= CHALLENGE =
Without the pictures, copy all the entries below exactly.

------------

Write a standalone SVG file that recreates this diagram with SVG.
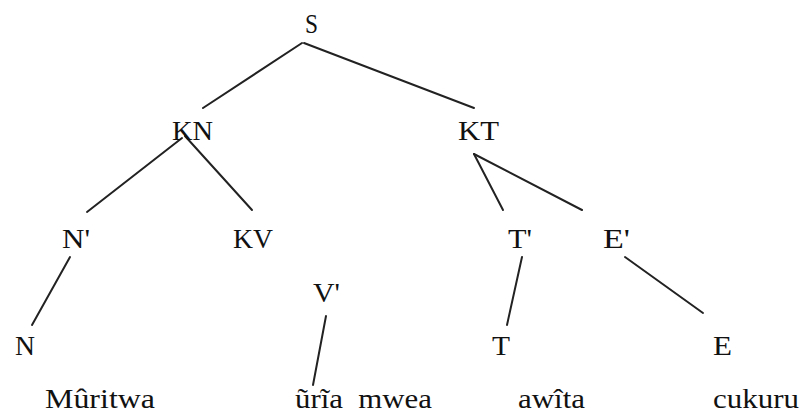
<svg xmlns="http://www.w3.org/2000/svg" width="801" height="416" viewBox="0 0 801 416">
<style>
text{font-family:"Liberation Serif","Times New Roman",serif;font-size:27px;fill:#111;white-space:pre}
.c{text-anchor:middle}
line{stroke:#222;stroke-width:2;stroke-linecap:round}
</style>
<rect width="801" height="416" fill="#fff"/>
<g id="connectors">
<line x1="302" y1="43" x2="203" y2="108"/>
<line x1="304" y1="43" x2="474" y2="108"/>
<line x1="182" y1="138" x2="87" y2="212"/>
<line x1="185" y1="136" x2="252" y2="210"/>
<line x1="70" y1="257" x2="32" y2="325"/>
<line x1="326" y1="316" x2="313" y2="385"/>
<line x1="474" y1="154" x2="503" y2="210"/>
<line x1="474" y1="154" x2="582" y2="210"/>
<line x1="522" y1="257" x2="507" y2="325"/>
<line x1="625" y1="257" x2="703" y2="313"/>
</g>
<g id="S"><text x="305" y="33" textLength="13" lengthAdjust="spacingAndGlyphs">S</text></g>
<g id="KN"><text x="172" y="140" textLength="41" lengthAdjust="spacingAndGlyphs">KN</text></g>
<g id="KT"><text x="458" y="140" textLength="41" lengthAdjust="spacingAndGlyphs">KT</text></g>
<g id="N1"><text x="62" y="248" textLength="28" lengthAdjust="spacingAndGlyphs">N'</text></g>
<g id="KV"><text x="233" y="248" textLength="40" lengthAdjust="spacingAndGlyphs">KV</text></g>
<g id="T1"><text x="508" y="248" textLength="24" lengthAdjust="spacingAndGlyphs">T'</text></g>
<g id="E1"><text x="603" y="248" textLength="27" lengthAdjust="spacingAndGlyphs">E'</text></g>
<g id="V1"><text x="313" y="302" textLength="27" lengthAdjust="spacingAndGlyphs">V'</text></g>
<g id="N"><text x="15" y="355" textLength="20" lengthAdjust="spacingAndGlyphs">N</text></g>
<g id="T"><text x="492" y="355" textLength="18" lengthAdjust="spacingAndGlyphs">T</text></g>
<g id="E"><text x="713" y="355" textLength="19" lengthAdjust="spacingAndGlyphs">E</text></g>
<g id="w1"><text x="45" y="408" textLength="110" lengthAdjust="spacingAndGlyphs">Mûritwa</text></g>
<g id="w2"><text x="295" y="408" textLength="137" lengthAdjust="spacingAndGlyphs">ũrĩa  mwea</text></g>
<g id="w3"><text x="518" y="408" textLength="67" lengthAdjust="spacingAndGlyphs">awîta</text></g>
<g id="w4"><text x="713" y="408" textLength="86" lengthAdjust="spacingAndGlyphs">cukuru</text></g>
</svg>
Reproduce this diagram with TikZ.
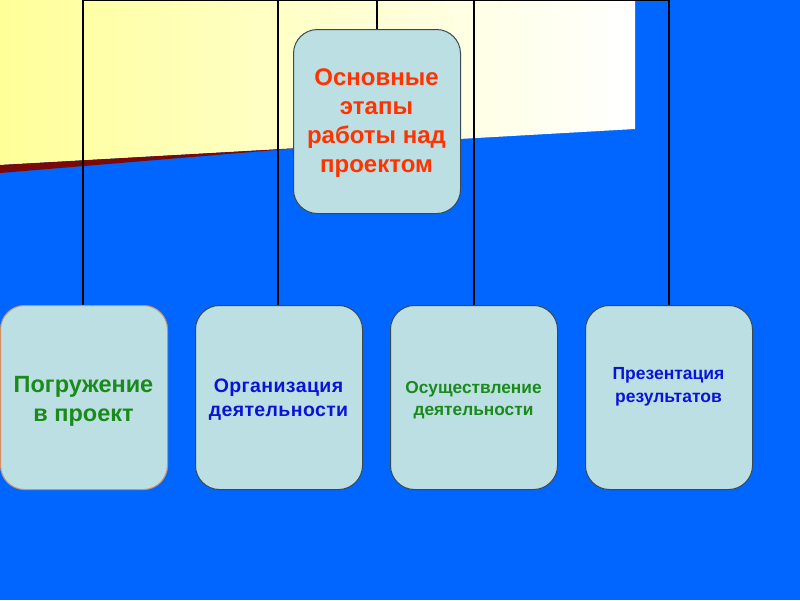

------------

= THE RESPONSE =
Write a standalone SVG file that recreates this diagram with SVG.
<svg xmlns="http://www.w3.org/2000/svg" width="801" height="416" viewBox="0 0 801 416">
<style>
text{font-family:"Liberation Serif","Times New Roman",serif;font-size:27px;fill:#111;white-space:pre}
.c{text-anchor:middle}
line{stroke:#222;stroke-width:2;stroke-linecap:round}
</style>
<rect width="801" height="416" fill="#fff"/>
<g id="connectors">
<line x1="302" y1="43" x2="203" y2="108"/>
<line x1="304" y1="43" x2="474" y2="108"/>
<line x1="182" y1="138" x2="87" y2="212"/>
<line x1="185" y1="136" x2="252" y2="210"/>
<line x1="70" y1="257" x2="32" y2="325"/>
<line x1="326" y1="316" x2="313" y2="385"/>
<line x1="474" y1="154" x2="503" y2="210"/>
<line x1="474" y1="154" x2="582" y2="210"/>
<line x1="522" y1="257" x2="507" y2="325"/>
<line x1="625" y1="257" x2="703" y2="313"/>
</g>
<g id="S"><text x="305" y="33" textLength="13" lengthAdjust="spacingAndGlyphs">S</text></g>
<g id="KN"><text x="172" y="140" textLength="41" lengthAdjust="spacingAndGlyphs">KN</text></g>
<g id="KT"><text x="458" y="140" textLength="41" lengthAdjust="spacingAndGlyphs">KT</text></g>
<g id="N1"><text x="62" y="248" textLength="28" lengthAdjust="spacingAndGlyphs">N'</text></g>
<g id="KV"><text x="233" y="248" textLength="40" lengthAdjust="spacingAndGlyphs">KV</text></g>
<g id="T1"><text x="508" y="248" textLength="24" lengthAdjust="spacingAndGlyphs">T'</text></g>
<g id="E1"><text x="603" y="248" textLength="27" lengthAdjust="spacingAndGlyphs">E'</text></g>
<g id="V1"><text x="313" y="302" textLength="27" lengthAdjust="spacingAndGlyphs">V'</text></g>
<g id="N"><text x="15" y="355" textLength="20" lengthAdjust="spacingAndGlyphs">N</text></g>
<g id="T"><text x="492" y="355" textLength="18" lengthAdjust="spacingAndGlyphs">T</text></g>
<g id="E"><text x="713" y="355" textLength="19" lengthAdjust="spacingAndGlyphs">E</text></g>
<g id="w1"><text x="45" y="408" textLength="110" lengthAdjust="spacingAndGlyphs">Mûritwa</text></g>
<g id="w2"><text x="295" y="408" textLength="137" lengthAdjust="spacingAndGlyphs">ũrĩa  mwea</text></g>
<g id="w3"><text x="518" y="408" textLength="67" lengthAdjust="spacingAndGlyphs">awîta</text></g>
<g id="w4"><text x="713" y="408" textLength="86" lengthAdjust="spacingAndGlyphs">cukuru</text></g>
</svg>
Reproduce this diagram with TikZ.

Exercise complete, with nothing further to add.